■ **Goal**
Stop after the line with "YAxis, ReferenceLine, ReferenceDot": repeat exactly every line before it, beginning with the first, and that line itself.
•••
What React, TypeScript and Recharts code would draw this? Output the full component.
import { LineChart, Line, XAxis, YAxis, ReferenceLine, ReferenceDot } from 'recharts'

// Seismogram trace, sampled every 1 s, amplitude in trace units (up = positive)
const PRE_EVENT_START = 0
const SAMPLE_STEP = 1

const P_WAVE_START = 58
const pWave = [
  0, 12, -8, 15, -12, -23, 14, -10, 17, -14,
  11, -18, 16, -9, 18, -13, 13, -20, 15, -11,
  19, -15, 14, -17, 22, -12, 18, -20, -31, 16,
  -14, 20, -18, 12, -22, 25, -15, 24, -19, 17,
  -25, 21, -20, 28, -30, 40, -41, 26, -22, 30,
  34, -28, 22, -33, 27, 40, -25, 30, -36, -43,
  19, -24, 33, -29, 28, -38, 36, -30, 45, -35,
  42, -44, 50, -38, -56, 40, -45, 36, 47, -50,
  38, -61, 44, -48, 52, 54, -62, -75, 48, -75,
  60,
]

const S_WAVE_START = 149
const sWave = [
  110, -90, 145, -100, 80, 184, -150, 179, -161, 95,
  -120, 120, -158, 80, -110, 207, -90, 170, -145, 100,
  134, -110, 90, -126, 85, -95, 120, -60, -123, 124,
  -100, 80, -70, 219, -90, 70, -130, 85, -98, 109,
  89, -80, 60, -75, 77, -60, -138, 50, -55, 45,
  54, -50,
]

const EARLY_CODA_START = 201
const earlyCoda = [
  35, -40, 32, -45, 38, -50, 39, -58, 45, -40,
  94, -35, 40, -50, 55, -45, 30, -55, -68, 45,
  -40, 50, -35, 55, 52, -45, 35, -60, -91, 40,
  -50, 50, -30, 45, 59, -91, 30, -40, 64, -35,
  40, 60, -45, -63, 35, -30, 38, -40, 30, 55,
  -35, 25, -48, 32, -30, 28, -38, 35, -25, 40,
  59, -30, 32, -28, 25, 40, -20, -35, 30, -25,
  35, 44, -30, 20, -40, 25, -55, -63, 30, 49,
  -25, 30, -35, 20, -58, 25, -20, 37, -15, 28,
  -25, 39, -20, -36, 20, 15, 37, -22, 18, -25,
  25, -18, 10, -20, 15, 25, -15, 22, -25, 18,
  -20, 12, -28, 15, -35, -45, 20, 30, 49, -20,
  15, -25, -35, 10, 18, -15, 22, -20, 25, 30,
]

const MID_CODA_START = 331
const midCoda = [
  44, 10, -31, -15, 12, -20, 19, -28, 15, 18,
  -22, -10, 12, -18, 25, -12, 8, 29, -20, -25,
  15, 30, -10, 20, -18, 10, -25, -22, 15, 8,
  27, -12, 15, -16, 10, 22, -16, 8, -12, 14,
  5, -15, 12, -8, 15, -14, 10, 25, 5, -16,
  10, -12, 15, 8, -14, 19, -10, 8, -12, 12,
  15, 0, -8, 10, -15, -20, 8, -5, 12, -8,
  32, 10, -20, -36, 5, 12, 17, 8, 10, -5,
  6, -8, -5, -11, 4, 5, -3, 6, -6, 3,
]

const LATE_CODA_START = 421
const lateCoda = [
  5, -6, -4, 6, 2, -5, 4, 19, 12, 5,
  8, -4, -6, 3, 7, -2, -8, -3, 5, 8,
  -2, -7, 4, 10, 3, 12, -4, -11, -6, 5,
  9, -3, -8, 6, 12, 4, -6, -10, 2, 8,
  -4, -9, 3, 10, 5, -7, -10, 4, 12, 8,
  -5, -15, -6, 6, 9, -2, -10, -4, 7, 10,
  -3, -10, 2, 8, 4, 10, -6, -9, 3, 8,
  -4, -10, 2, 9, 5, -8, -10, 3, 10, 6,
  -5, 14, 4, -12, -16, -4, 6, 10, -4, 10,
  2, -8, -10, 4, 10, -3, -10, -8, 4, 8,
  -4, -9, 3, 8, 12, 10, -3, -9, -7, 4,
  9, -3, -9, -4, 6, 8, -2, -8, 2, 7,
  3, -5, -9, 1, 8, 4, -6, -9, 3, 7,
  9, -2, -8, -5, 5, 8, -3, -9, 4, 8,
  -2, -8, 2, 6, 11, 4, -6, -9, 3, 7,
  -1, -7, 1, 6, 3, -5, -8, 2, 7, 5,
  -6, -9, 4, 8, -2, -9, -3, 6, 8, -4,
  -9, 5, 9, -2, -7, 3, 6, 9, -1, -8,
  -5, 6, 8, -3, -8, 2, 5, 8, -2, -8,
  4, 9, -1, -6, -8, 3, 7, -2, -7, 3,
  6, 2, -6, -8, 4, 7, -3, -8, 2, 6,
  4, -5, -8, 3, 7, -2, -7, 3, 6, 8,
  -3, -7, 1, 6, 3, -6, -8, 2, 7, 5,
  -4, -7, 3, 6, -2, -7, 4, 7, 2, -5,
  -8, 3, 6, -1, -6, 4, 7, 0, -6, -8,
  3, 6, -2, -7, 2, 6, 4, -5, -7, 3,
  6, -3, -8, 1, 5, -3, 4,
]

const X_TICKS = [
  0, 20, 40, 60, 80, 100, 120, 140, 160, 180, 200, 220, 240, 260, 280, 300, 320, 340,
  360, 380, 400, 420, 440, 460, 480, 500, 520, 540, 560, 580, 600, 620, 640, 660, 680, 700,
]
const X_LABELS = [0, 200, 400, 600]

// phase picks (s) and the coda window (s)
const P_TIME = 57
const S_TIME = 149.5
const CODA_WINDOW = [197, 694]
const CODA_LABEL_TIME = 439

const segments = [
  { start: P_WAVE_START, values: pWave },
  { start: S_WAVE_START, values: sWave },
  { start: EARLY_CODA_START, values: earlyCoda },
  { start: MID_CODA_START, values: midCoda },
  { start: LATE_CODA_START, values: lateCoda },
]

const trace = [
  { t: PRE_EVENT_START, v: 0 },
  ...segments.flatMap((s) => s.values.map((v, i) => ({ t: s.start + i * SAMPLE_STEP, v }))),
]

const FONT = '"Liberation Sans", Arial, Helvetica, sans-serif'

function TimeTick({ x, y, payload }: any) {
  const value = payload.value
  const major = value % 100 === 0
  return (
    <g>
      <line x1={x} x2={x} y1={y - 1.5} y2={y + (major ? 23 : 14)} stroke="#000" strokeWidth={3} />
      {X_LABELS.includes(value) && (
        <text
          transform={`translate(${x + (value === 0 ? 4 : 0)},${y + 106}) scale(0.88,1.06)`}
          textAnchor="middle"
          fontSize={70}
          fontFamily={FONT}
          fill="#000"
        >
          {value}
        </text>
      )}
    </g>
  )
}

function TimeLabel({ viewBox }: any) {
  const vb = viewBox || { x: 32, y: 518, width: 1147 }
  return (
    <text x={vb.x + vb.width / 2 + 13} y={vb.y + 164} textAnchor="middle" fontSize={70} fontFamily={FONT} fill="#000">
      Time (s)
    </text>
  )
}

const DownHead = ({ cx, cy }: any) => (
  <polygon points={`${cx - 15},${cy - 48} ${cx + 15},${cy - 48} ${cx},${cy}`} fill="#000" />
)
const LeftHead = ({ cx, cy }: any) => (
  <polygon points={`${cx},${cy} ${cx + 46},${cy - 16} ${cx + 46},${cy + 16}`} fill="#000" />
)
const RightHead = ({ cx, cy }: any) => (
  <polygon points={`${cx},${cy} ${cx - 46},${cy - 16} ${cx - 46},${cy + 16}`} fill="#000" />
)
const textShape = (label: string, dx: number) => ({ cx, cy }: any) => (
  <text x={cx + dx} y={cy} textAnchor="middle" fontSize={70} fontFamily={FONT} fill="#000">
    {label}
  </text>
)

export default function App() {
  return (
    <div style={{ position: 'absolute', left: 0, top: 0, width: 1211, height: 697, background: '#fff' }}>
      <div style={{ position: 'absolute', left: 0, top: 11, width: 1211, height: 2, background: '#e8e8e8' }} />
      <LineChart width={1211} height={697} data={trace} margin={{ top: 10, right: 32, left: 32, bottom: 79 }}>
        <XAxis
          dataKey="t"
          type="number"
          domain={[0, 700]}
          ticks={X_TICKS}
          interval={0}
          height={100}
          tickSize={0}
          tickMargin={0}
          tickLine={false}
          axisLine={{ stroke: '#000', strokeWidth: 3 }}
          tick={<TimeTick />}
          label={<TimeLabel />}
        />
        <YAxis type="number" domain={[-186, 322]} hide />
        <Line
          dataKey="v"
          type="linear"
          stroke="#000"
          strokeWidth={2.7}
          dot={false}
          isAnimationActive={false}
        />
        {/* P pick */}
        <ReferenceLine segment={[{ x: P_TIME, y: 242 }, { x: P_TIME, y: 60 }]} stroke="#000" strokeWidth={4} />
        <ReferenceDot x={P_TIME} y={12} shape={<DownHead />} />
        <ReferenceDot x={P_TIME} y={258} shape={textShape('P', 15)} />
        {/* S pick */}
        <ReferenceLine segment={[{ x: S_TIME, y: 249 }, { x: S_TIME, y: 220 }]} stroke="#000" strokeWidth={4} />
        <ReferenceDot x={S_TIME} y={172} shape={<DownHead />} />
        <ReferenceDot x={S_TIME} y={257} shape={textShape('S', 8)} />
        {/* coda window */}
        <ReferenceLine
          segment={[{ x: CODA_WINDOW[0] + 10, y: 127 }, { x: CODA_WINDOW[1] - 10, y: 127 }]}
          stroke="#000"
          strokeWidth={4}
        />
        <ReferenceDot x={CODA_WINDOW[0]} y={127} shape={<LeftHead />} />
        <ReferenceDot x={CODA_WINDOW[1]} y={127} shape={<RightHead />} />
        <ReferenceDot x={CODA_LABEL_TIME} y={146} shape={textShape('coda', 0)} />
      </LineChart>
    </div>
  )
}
•••
■ **Answer**
What React, TypeScript and Recharts code would draw this? Output the full component.
import { LineChart, Line, XAxis, YAxis, ReferenceLine, ReferenceDot } from 'recharts'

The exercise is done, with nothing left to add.